Wo die Sprache nicht hinkommt
Auf jeden Fall ein Buch mit Charme. "Ada liebt" von Nicole Balschun ist die Geschichte von Ada und Bo, sie Literaturstudentin, er Landwirt, es ist aber auch die Geschichte von verpassten Chancen, von Eltern, die das Fragen nicht lassen können und doch nur das Beste wollen, von Liebe, Untreue, Freundschaft und einer grossen Portion Einsamkeit.
Das Buch beginnt mit dem Ende. Demzufolge ist klar, worauf die Geschichte hinaus läuft: Bo wird sich von Ada trennen. Und es ist auch klar, womit die Geschichte beginnt: Ada lernt Bo kennen. Ada ist hübsch, aber komisch. Ihre Mutter versucht vergebens, sie zum Ausgehen zu bewegen, Ada bleibt lieber daheim, sie redet nicht gern mit anderen. Während der Schulzeit ist Ada eine Einzelgängerin, die Lehrerin, so Ada, "setzte sich abends auf das neue Sofa meiner Eltern […], um ihnen umständlich zu sagen, dass sie mir das Anpassen nicht beibringen könne." Zuflucht und Ablenkung findet Ada in den Büchern, später wird sie Literaturwissenschaft studieren, besonders die englischen Frauen haben es ihr angetan. Mutters Haltung diesbezüglich ist unmissverständlich: "Bücher [sind] tot, sie können dein Blut nicht zum Kochen bringen. Du findest dort Antworten, aber die Fragen, Ada, die stellt doch das Leben."
Beim Begräbnis der Tante Rosi begegnen sich Ada und Bo erstmals. Er ist Sargträger und Landwirt, "er hatte keine Bücher, sondern Schweine. Die Leitsau hieβ Siegfried, Bo hatte sie so genannt, weil er dachte, sie sei ein Eber. Sie hat alles, was ein Leitschwein braucht, nur der Penis war kurz, das soll mal einer drauf kommen, dass das eine Sau ist" - Bo ist direkt, unkompliziert und nennt die Dinge beim Namen. Ada ist all das und vieles mehr nicht, bis am Schluss bringt sie es nicht fertig, Bo zu sagen, dass sie ihn braucht, geschweige denn, dass sie ihn liebt.

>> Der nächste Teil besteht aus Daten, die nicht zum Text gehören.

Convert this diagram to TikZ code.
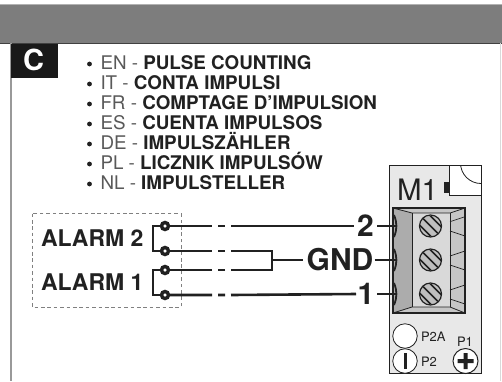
\documentclass[tikz,border=0pt]{standalone}
\usepackage{fontspec}
\setmainfont{TeX Gyre Heros}
\definecolor{txt}{gray}{0.13}
\definecolor{thin}{gray}{0.35}
\tikzset{
  every node/.style={inner sep=0pt,outer sep=0pt,text=txt},
  li/.style={anchor=base west,font=\fontsize{18.8}{20}\selectfont},
  big/.style={font=\bfseries\fontsize{30}{32}\selectfont},
  alarm/.style={font=\bfseries\fontsize{23}{25}\selectfont,anchor=base east},
  term/.style={circle,draw=txt,fill=white,line width=3.4pt,minimum size=7pt},
  wire/.style={draw=txt,line width=1.6pt},
  wirethick/.style={draw=txt,line width=2.6pt},
  block/.style={draw=txt,line width=1.1pt,line join=miter},
  thinl/.style={draw=txt,line width=.7pt},
  screw/.style={circle,draw=txt,line width=1.2pt,fill=gray!50,minimum size=22pt}
}
\newcommand{\entry}[3]{\fill[txt] (89.5,#1-5) circle (2.4);
  \node[li] at (100.5,#1.5) {\textcolor{thin}{#2 - }\textbf{#3}};}
\begin{document}
\begin{tikzpicture}[x=1pt,y=-1pt]
\useasboundingbox (0,0) rectangle (502,381);
\fill[white] (0,0) rectangle (502,381);
% header
\fill[gray!98!black] (0,5) rectangle (502,43);
\draw[gray!60,line width=.8pt] (0,4.5) -- (502,4.5);
\draw[black!75,line width=.8pt] (0,43) -- (502,43);
\draw[gray!80,line width=1.2pt] (11,43) -- (11,381);
\draw[gray!30,line width=.6pt] (500.5,43) -- (500.5,381);
\fill[black!90] (11,44) rectangle (57.5,77.5);
\node[font=\bfseries\fontsize{29}{30}\selectfont,text=white] (lc) at (33.5,60) {C};
% list
\entry{69}{EN}{PULSE COUNTING}
\entry{89}{IT}{CONTA IMPULSI}
\entry{109}{FR}{COMPTAGE D’IMPULSION}
\entry{129}{ES}{CUENTA IMPULSOS}
\entry{149}{DE}{IMPULSZÄHLER}
\entry{169}{PL}{LICZNIK IMPULSÓW}
\entry{189}{NL}{IMPULSTELLER}
% dashed box
\draw[gray,line width=.8pt,dash pattern=on 3.6pt off 2.8pt] (32,213.5) rectangle (181,307);
\node[alarm] (a2) at (143.5,246) {ALARM 2};
\node[alarm] (a1) at (143.5,290) {ALARM 1};
% module
\draw[fill=gray!18,draw=txt,line width=.9pt] (389,165.5) rectangle (481,373.5);
\draw[draw=txt,line width=.9pt,fill=white] (449,165.5) rectangle (481,195);
\begin{scope}
\clip (449,165.5) rectangle (481,195);
\draw[draw=txt,line width=.8pt] (481,163) circle (20.5);
\end{scope}
\fill[txt] (443.5,182) rectangle (449,192.5);
\node[font=\fontsize{29.5}{31}\selectfont,anchor=base west] (m1) at (397,200.5) {M1};
% terminal block
\path[fill=gray!45] (393,208) rectangle (465,313);
\fill[gray!65] (393,208) -- (412,213) -- (412,307) -- (393,313) -- cycle;
\fill[gray!30] (412,213) rectangle (450,307);
\draw[thinl,line width=.8pt] (393,208) -- (412,213) -- (450,213) -- (465,208);
\draw[thinl,line width=.8pt] (393,313) -- (412,307) -- (450,307) -- (465,313);
\draw[thinl,line width=.8pt] (412,213) -- (412,307) (450,213) -- (450,307);
\foreach \a/\b in {221.7/216.7,231/236,256/251,265/270,290/285,299/304}{
  \draw[thinl] (450,\a) -- (465,\b);
}
\draw[block] (393,208) rectangle (465,313);
\foreach \y/\n in {226/sa,260/sb,294/sc}{
  \node[screw] (\n) at (430.5,\y) {};
  \begin{scope}
  \clip (430.5,\y) circle (10.5);
  \foreach \d in {-5,0,5}{
    \draw[txt,line width=1.5pt] (430.5-11+\d,\y-11-\d) -- (430.5+11+\d,\y+11-\d);
  }
  \end{scope}
  \draw[txt,line width=1.8pt] (394,\y-11) to[bend left=22] (394,\y+11);
}
% buttons
\node[circle,draw=txt,line width=.8pt,fill=white,minimum size=24.5pt] (p2a) at (405,336) {};
\node[circle,draw=txt,line width=.8pt,fill=white,minimum size=24.5pt] (p2) at (405,361) {};
\node[circle,draw=txt,line width=1pt,fill=white,minimum size=25pt] (p1) at (465.5,361) {};
\fill[txt] (403.5,353) rectangle (406.5,369);
\fill[txt] (457.5,359) rectangle (473.5,363) (463.5,353) rectangle (467.5,369);
\node[font=\fontsize{13}{14}\selectfont,anchor=base west] at (421,341) {P2A};
\node[font=\fontsize{13}{14}\selectfont,anchor=base west] at (421,366) {P2};
\node[font=\fontsize{13}{14}\selectfont,anchor=base] at (465,346) {P1};
% terminals and labels
\node[big,anchor=base] (n2) at (365.5,236.5) {2};
\node[big,anchor=base] (ng) at (340,270.5) {GND};
\node[big,anchor=base] (n1) at (366,304.5) {1};
\coordinate (j) at (272,260);
\coordinate (t2) at (397,226);
\coordinate (tg) at (397,260);
\coordinate (t1) at (397,294);
\coordinate (e2) at (377,226);
\coordinate (eg) at (374.5,260);
\coordinate (e1) at (377,294);
\coordinate (w2) at (354,226);
\coordinate (wg) at (303,260);
\coordinate (w1) at (356,294);
\node[term] (c1) at (165,226) {};
\node[term] (c2) at (165,251) {};
\node[term] (c3) at (165,270) {};
\node[term] (c4) at (165,295) {};
% brackets
\draw[wire,line width=1.3pt] (c1) -| (153,251) -- (c2);
\draw[wire,line width=1.3pt] (c3) -| (153,295) -- (c4);
% wires with gaps
\draw[wirethick] (c1) -- (212,226) (218,226) -- (225,226) (231,226) -- (w2);
\draw[wirethick] (c4) -- (212,295) (218,295) -- (225,295) (231,295) -- (w1);
\draw[wire] (c2) -- (212,251) (218,251) -- (225,251) (231,251) -- (272,251) -- (272,270) -- (231,270) (225,270) -- (218,270) (212,270) -- (c3);
\draw[wirethick] (j) -- (wg);
\draw[wire] (eg) -- (tg);
\draw[wire] (e2) -- (t2);
\draw[wire] (e1) -- (t1);
\end{tikzpicture}
\end{document}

"Kennst du einen, kennst du alle, das ist ein ganz sicheres System mit uns Landwirten", entgegnet Bo auf die Bemerkung eines gemeinsamen Bekannten, der sich mit den Worten "Bauern sind so" für Bos anscheinend deplatziertes Verhalten entschuldigt. Glücklicherweise trifft genau das nicht auf die Figuren von Nicole Balschuns Erstlingsroman zu, weder Bo noch Ada sind Stereotypen ihrer Berufsgattung oder Herkunft. Sie sind einzig Stereotypen ihrer selbst, das ein deutlicher Schwachpunkt des Buches. Das beständig gleiche Verhalten von Ada und Bo gibt dem Verlauf der Geschichte etwas Repetitives und leicht Ermüdendes. Immer und immer finden wir uns in der kleinen Wohnung oder dem Büro Adas wieder, wo wir mit den immer gleichen Fragen konfrontiert werden. Nicht, dass es im wirklichen Leben nicht so sein könnte, im Roman aber müssten diese Wiederholungen raffinierter geschildert werden, um beim Leser einen emotionalen oder rationalen Prozess in Gang zu setzen. Den gedanklichen Wandel kann Ada nicht in Handlung umsetzen, obwohl sie Dinge zu erkennen glaubt, ist es zu spät, ihre Passivität führt zum Ende der Beziehung und gleichzeitig zu Ende und Anfang des Buches: "In diesem Moment wurde mir klar, wie klug Bo war, und dass seine Klugheit eine andere war als meine. Bo hatte sein Wissen aus dem Leben und irgendwie auch aus dem Herzen. Ich hatte meines aus Büchern[…]."
Sprachlich vermag die 1975 in Leer geborene Nicole Balschun über weite Strecken zu überzeugen, an verschiedenen Stellen bricht der leicht ironische Erzählfluss und Sprachrhythmus jedoch aufgrund schwacher Formulierungen ein. "Ada liebt" ist eine berührende, lustige und tragische Geschichte, die oft märchenhaft und gleichzeitig direkt aus dem Leben gegriffen scheint.